▶ _WRITTEN PROBLEM_
Give an exact copy of every line, leaving images out.

▶ _MATERIAL PROVIDED_
════════════════════
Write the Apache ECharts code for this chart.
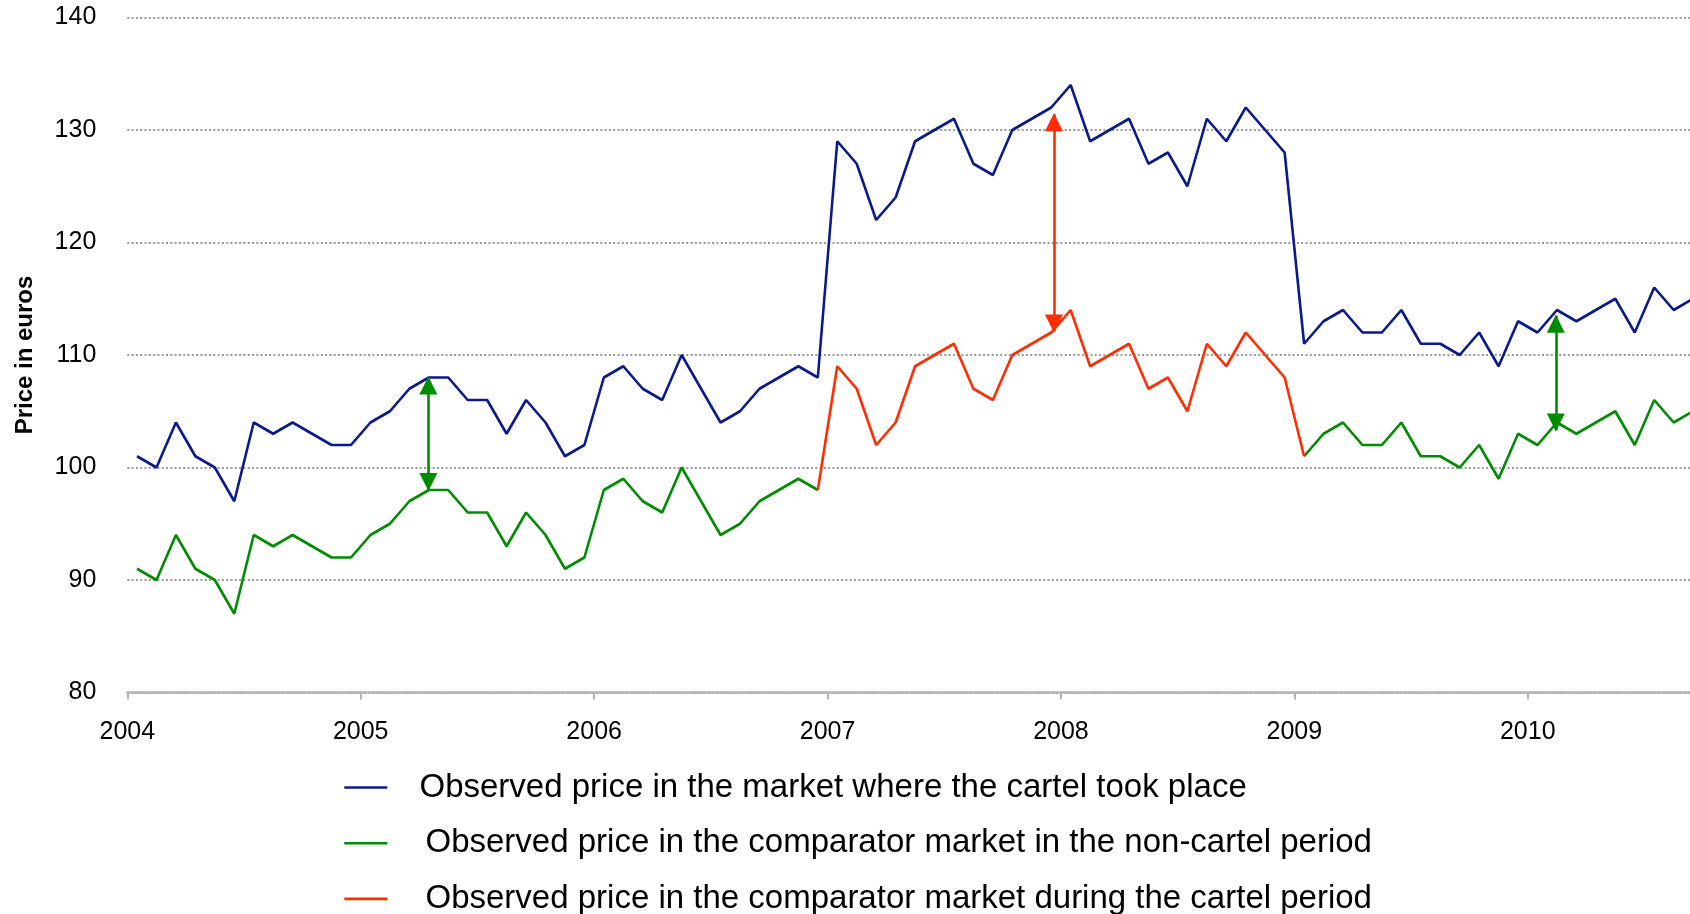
<!DOCTYPE html>
<html>
<head>
<meta charset="utf-8">
<script src="https://cdn.jsdelivr.net/npm/echarts@6/dist/echarts.min.js"></script>
<style>html,body{margin:0;padding:0;background:#fff}#chart{width:1690px;height:914px}</style>
</head>
<body>
<div id="chart"></div>
<script>
// ---- data (monthly prices, Jan 2004 onward) ----
const startYear = 2004;
const yearTicks = [2004, 2005, 2006, 2007, 2008, 2009, 2010];
const seriesNames = [
  'Observed price in the market where the cartel took place',
  'Observed price in the comparator market in the non-cartel period',
  'Observed price in the comparator market during the cartel period'
];
const cartelMarket = [
  101,100,104,101,100,97,104,103,104,103,102,102,
  104,105,107,108,108,106,106,103,106,104,101,102,
  108,109,107,106,110,107,104,105,107,108,109,108,
  129,127,122,124,129,130,131,127,126,130,131,132,
  134,129,130,131,127,128,125,131,129,132,130,128,
  111,113,114,112,112,114,111,111,110,112,109,113,
  112,114,113,114,115,112,116,114,115
];
const comparatorNonCartel = [
  91,90,94,91,90,87,94,93,94,93,92,92,
  94,95,97,98,98,96,96,93,96,94,91,92,
  98,99,97,96,100,97,94,95,97,98,99,98,
  null,null,null,null,null,null,null,null,null,null,null,null,
  null,null,null,null,null,null,null,null,null,null,null,null,
  101,103,104,102,102,104,101,101,100,102,99,103,
  102,104,103,104,105,102,106,104,105
];
const comparatorCartel = [
  null,null,null,null,null,null,null,null,null,null,null,null,
  null,null,null,null,null,null,null,null,null,null,null,null,
  null,null,null,null,null,null,null,null,null,null,null,98,
  109,107,102,104,109,110,111,107,106,110,111,112,
  114,109,110,111,107,108,105,111,109,112,110,108,
  101,null,null,null,null,null,null,null,null,null,null,null,
  null,null,null,null,null,null,null,null,null
];
// overcharge arrows: x position (year), low end, high end
const arrowYears = [2005.29, 2007.97, 2010.12];
const arrowLow  = [98, 112.1, 103.3];
const arrowHigh = [108, 131.4, 113.5];

const colors = ['#0A1A8C', '#008C00', '#FF2D00'];
const FONT = '"Liberation Sans", Arial, sans-serif';

const toPairs = arr => arr.map((v, i) => [startYear + (i + 0.5) / 12, v]);
const arrow = k => [{coord: [arrowYears[k], arrowLow[k]]}, {coord: [arrowYears[k], arrowHigh[k]]}];
const markLineCfg = (color, list) => ({
  silent: true,
  animation: false,
  symbol: ['triangle', 'triangle'],
  symbolSize: 18,
  symbolOffset: [[0, 8], [0, 8]],
  label: {show: false},
  emphasis: {disabled: true},
  lineStyle: {color: color, width: 2.6, type: 'solid'},
  itemStyle: {color: color},
  data: list
});

const chart = echarts.init(document.getElementById('chart'), null, {renderer: 'canvas'});
chart.setOption({
  animation: false,
  backgroundColor: '#fff',
  grid: {left: 127.3, right: 0, top: 17.5, bottom: 221.5, containLabel: false},
  xAxis: {
    type: 'value',
    min: 2004,
    max: 2010.695,
    interval: 1,
    axisLine: {show: true, lineStyle: {color: '#b4b4b4', width: 2.5}},
    axisTick: {show: true, customValues: yearTicks, length: 7, lineStyle: {color: '#b4b4b4', width: 2}},
    axisLabel: {customValues: yearTicks, formatter: v => String(v), color: '#000', fontSize: 25, fontFamily: FONT, margin: 27},
    splitLine: {show: false}
  },
  yAxis: {
    type: 'value',
    min: 80, max: 140, interval: 10,
    name: 'Price in euros',
    nameLocation: 'middle',
    nameGap: 90,
    nameTextStyle: {fontSize: 24, fontWeight: 'bold', color: '#000', fontFamily: FONT},
    axisLine: {show: false},
    axisTick: {show: false},
    axisLabel: {color: '#000', fontSize: 25, fontFamily: FONT, margin: 31},
    splitLine: {show: true, lineStyle: {color: '#999', width: 2, type: [2, 2.3]}}
  },
  legend: {
    orient: 'vertical',
    left: 344.3,
    top: 771,
    height: 300,
    padding: 0,
    itemGap: 22.7,
    itemWidth: 43,
    itemHeight: 2.6,
    icon: 'rect',
    selectedMode: false,
    data: seriesNames,
    formatter: name => (name === seriesNames[0] ? '{a|' : '{b|') + name + '}',
    textStyle: {
      fontSize: 33, color: '#000', fontFamily: FONT,
      rich: {
        a: {fontSize: 33, color: '#000', fontFamily: FONT, padding: [0, 0, 0, 27.2]},
        b: {fontSize: 33, color: '#000', fontFamily: FONT, padding: [0, 0, 0, 33.2]}
      }
    }
  },
  series: [
    {
      name: seriesNames[0], type: 'line', data: toPairs(cartelMarket),
      showSymbol: false, symbol: 'none', color: colors[0],
      lineStyle: {color: colors[0], width: 2.6}, emphasis: {disabled: true}, z: 3
    },
    {
      name: seriesNames[1], type: 'line', data: toPairs(comparatorNonCartel),
      showSymbol: false, symbol: 'none', color: colors[1],
      lineStyle: {color: colors[1], width: 2.6}, emphasis: {disabled: true}, z: 3,
      markLine: markLineCfg(colors[1], [arrow(0), arrow(2)])
    },
    {
      name: seriesNames[2], type: 'line', data: toPairs(comparatorCartel),
      showSymbol: false, symbol: 'none', color: colors[2],
      lineStyle: {color: colors[2], width: 2.6}, emphasis: {disabled: true}, z: 3,
      markLine: markLineCfg(colors[2], [arrow(1)])
    }
  ]
});
</script>
</body>
</html>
════════════════════
▶ _TASK RESPONSE_
Write the Apache ECharts code for this chart.
<!DOCTYPE html>
<html>
<head>
<meta charset="utf-8">
<script src="https://cdn.jsdelivr.net/npm/echarts@6/dist/echarts.min.js"></script>
<style>html,body{margin:0;padding:0;background:#fff}#chart{width:1690px;height:914px}</style>
</head>
<body>
<div id="chart"></div>
<script>
// ---- data (monthly prices, Jan 2004 onward) ----
const startYear = 2004;
const yearTicks = [2004, 2005, 2006, 2007, 2008, 2009, 2010];
const seriesNames = [
  'Observed price in the market where the cartel took place',
  'Observed price in the comparator market in the non-cartel period',
  'Observed price in the comparator market during the cartel period'
];
const cartelMarket = [
  101,100,104,101,100,97,104,103,104,103,102,102,
  104,105,107,108,108,106,106,103,106,104,101,102,
  108,109,107,106,110,107,104,105,107,108,109,108,
  129,127,122,124,129,130,131,127,126,130,131,132,
  134,129,130,131,127,128,125,131,129,132,130,128,
  111,113,114,112,112,114,111,111,110,112,109,113,
  112,114,113,114,115,112,116,114,115
];
const comparatorNonCartel = [
  91,90,94,91,90,87,94,93,94,93,92,92,
  94,95,97,98,98,96,96,93,96,94,91,92,
  98,99,97,96,100,97,94,95,97,98,99,98,
  null,null,null,null,null,null,null,null,null,null,null,null,
  null,null,null,null,null,null,null,null,null,null,null,null,
  101,103,104,102,102,104,101,101,100,102,99,103,
  102,104,103,104,105,102,106,104,105
];
const comparatorCartel = [
  null,null,null,null,null,null,null,null,null,null,null,null,
  null,null,null,null,null,null,null,null,null,null,null,null,
  null,null,null,null,null,null,null,null,null,null,null,98,
  109,107,102,104,109,110,111,107,106,110,111,112,
  114,109,110,111,107,108,105,111,109,112,110,108,
  101,null,null,null,null,null,null,null,null,null,null,null,
  null,null,null,null,null,null,null,null,null
];
// overcharge arrows: x position (year), low end, high end
const arrowYears = [2005.29, 2007.97, 2010.12];
const arrowLow  = [98, 112.1, 103.3];
const arrowHigh = [108, 131.4, 113.5];

const colors = ['#0A1A8C', '#008C00', '#FF2D00'];
const FONT = '"Liberation Sans", Arial, sans-serif';

const toPairs = arr => arr.map((v, i) => [startYear + (i + 0.5) / 12, v]);
const arrow = k => [{coord: [arrowYears[k], arrowLow[k]]}, {coord: [arrowYears[k], arrowHigh[k]]}];
const markLineCfg = (color, list) => ({
  silent: true,
  animation: false,
  symbol: ['triangle', 'triangle'],
  symbolSize: 18,
  symbolOffset: [[0, 8], [0, 8]],
  label: {show: false},
  emphasis: {disabled: true},
  lineStyle: {color: color, width: 2.6, type: 'solid'},
  itemStyle: {color: color},
  data: list
});

const chart = echarts.init(document.getElementById('chart'), null, {renderer: 'canvas'});
chart.setOption({
  animation: false,
  backgroundColor: '#fff',
  grid: {left: 127.3, right: 0, top: 17.5, bottom: 221.5, containLabel: false},
  xAxis: {
    type: 'value',
    min: 2004,
    max: 2010.695,
    interval: 1,
    axisLine: {show: true, lineStyle: {color: '#b4b4b4', width: 2.5}},
    axisTick: {show: true, customValues: yearTicks, length: 7, lineStyle: {color: '#b4b4b4', width: 2}},
    axisLabel: {customValues: yearTicks, formatter: v => String(v), color: '#000', fontSize: 25, fontFamily: FONT, margin: 27},
    splitLine: {show: false}
  },
  yAxis: {
    type: 'value',
    min: 80, max: 140, interval: 10,
    name: 'Price in euros',
    nameLocation: 'middle',
    nameGap: 90,
    nameTextStyle: {fontSize: 24, fontWeight: 'bold', color: '#000', fontFamily: FONT},
    axisLine: {show: false},
    axisTick: {show: false},
    axisLabel: {color: '#000', fontSize: 25, fontFamily: FONT, margin: 31},
    splitLine: {show: true, lineStyle: {color: '#999', width: 2, type: [2, 2.3]}}
  },
  legend: {
    orient: 'vertical',
    left: 344.3,
    top: 771,
    height: 300,
    padding: 0,
    itemGap: 22.7,
    itemWidth: 43,
    itemHeight: 2.6,
    icon: 'rect',
    selectedMode: false,
    data: seriesNames,
    formatter: name => (name === seriesNames[0] ? '{a|' : '{b|') + name + '}',
    textStyle: {
      fontSize: 33, color: '#000', fontFamily: FONT,
      rich: {
        a: {fontSize: 33, color: '#000', fontFamily: FONT, padding: [0, 0, 0, 27.2]},
        b: {fontSize: 33, color: '#000', fontFamily: FONT, padding: [0, 0, 0, 33.2]}
      }
    }
  },
  series: [
    {
      name: seriesNames[0], type: 'line', data: toPairs(cartelMarket),
      showSymbol: false, symbol: 'none', color: colors[0],
      lineStyle: {color: colors[0], width: 2.6}, emphasis: {disabled: true}, z: 3
    },
    {
      name: seriesNames[1], type: 'line', data: toPairs(comparatorNonCartel),
      showSymbol: false, symbol: 'none', color: colors[1],
      lineStyle: {color: colors[1], width: 2.6}, emphasis: {disabled: true}, z: 3,
      markLine: markLineCfg(colors[1], [arrow(0), arrow(2)])
    },
    {
      name: seriesNames[2], type: 'line', data: toPairs(comparatorCartel),
      showSymbol: false, symbol: 'none', color: colors[2],
      lineStyle: {color: colors[2], width: 2.6}, emphasis: {disabled: true}, z: 3,
      markLine: markLineCfg(colors[2], [arrow(1)])
    }
  ]
});
</script>
</body>
</html>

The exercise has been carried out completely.